Only two of 41 construction projects for new outpatient facilities for the Department of Veterans Affairs were on schedule as of earlier this year.
As of January, 39 of 41 projects reviewed by the Government Accountability Office to convert leased space for VA outpatient care were not only facing growing delays, but growing costs as well.
The contract value of these facilities? Nearly $2.5 billion.
The average delay was 3.3 years.

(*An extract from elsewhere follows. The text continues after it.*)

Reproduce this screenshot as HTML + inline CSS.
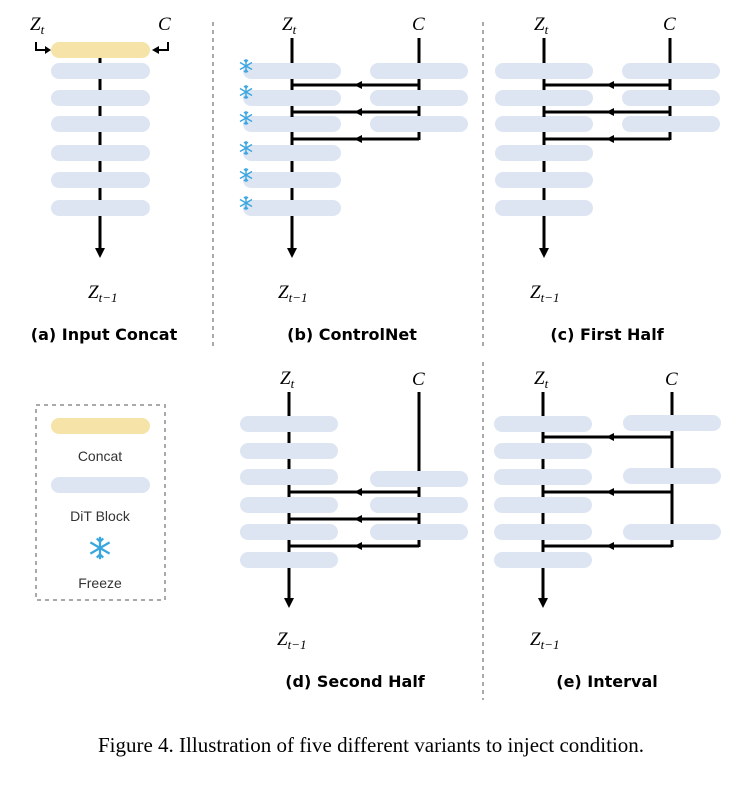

The delays ranged from six months to 13 years, according to the GAO report.
Changing project requirements, such as a redesign or project site, caused the issues, GAO reported.
In Jacksonville, Fla., for example, the planned size of an outpatient clinic increased by 29 percent, leading to a delay as officials had to find a new location.
After analyzing the 31 projects with complete cost data, GAO found total first-year costs had increased from $153.4 million to $172.2 million.
Rent for those projects also went up by nearly $35 million, GAO found — an issue that doesn't bode well for future rent costs.
Though VA has taken steps to improve its leasing-management practices, staff needs more guidance, the report recommended.
"Without current guidance, stakeholders may have difficulty knowing with whom to coordinate, and projects could continue to experience delays and cost increases resulting from late-stage design changes," the report stated.
In March, the Washington Examiner reported major VA medical facility construction projects are, on average, 35 months late and $360 million over budget.